Four Sleeps To Go...
Mood: Melancholy
Listening to: Rove Live
I lost my voice two days ago, which has made me nearly go stir crazy. I never realised how much I talked during the day. Or how often I yelled out to people to get their attention. Or how much I rely on the telephone. I had 14 messages on my work answering machine, and I couldn't return any of them, cos I had no voice. Possibly a good thing, as I wasn't supposed to be at work anyway!
I'm a tad excited, as I am getting a special visitor on Saturday. Four sleeps to go!! Just needed to get that out of my system really!
Righto, on to something that you may be interested in reading...
I went to the most interesting engagement party on the weekend, in Sydney. My little cousin (who I really should stop referring to in that way, as he is 22 and 6ft something) got engaged to a lovely girl. Her parents are from Chile, so it was a really interesting evening just from the cultural point of view.
They had the party at her parents house, who had basically redone the entire backyard to accomodate the 100 people that they had invited. There were beautiful fairy lights all over the place, helium ballons, candles, and glittering stars strewn over the grounds. The pool was lit up, and there were flowers and candles floating in it. All the guests were in formal wear, and my cousin had bought his fiancee a gorgeous red dress, and was in a black suit with red tie and hanky. They looked lovely.
There were speeches, priests to bless the food and the ring, dancers doing some traditional dances, traditional foods, (including a very odd concoction of wheat, apricots and nectar, which the waiter assured me was a drink... a dessert drink) a three tier engagement cake, and bonbonierre. All the tables were done with damask table cloths, candlabras, silver wine chillers, the whole deal.
My cousin and his fiancee had her engagement ring blessed, and then he made a very emotional speech about how much he loved her, couldn't live without her, and was so grateful that she had agreed to be his wife, then he turned and put the ring on her finger. Many sniffles and sighs from the crowd.

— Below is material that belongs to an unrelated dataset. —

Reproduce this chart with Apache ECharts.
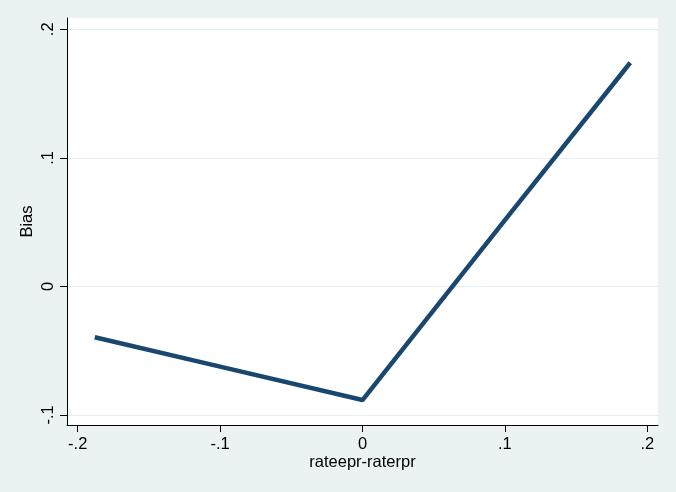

I personally thought it was a bit OTT for an engagement - I've been to weddings that weren't as nice! - however, horses for courses. They obviously do things big in Chile. Can't wait to see what the wedding is going to be like... it was too romantic for words.
I left feeling rather melancholy, I guess the whole night put my romantic experiences to date into stark relief . Or perhaps I'm just feeling rather melancholy in general. Losing my voice is a bit of a metaphor for the way I'm feeling now.
I don't really think that I'm being heard. Definitely the people at work aren't listening to me... after all, telling me to go to the doctor, and then in the same breath telling me I should be checking the mail each day despite the fact that I'm on holidays doesn't show much genuine care for me as an employee or a friend.
Mr. D. has been quite vocal in his opinion of my personal life of late. He thinks I should stay home, be single, and value myself more highly. I think what he would really like is to not have to deal with the fact that I am dating.
I understand that his opinion is based on what he truly sees as being best for me. But at the same time, I am going to do whatever I want to do. For the first time in my life, I am free to be me. And I'm really enjoying that. I'm not going to let it go just yet. Most people do this stuff when they are young, I didn't get that chance. I was engaged, I was in a full-on full-time relationship with a guy who didn't like to go out. Then I was with Mr. D. and had Nicky to care for.
Now, I spend most of my time looking after Nicky, but when she isn't here, I will do whatever I like. It's not that I'm even doing anything bad. You have read the worst (?) of my exploits to date, and really, since that failed experiment, I've been a very good girl. I go to the pub occasionally, I play pool, I drink a little - not a lot - and I have fun. Nothing wrong with that. I'm not tired of it yet, and until I am, its my life and I'll do as I bloody well please.
Perhaps I should take on board how angry this has made me. If I really wasn't concerned about the opinions others had of my lifestyle at the moment, I wouldn't be getting so angry about it, would I.
I would love the strength of character to really not give a stuff, but I am aware that it's part of my makeup, I really do care. My intention is never to make those around me upset or uncomfortable, but at the same time, I think I've hit a point in my life where I just have to bite the bullet and do what I need to do for me. This is it. I need to experience that freedom for a while.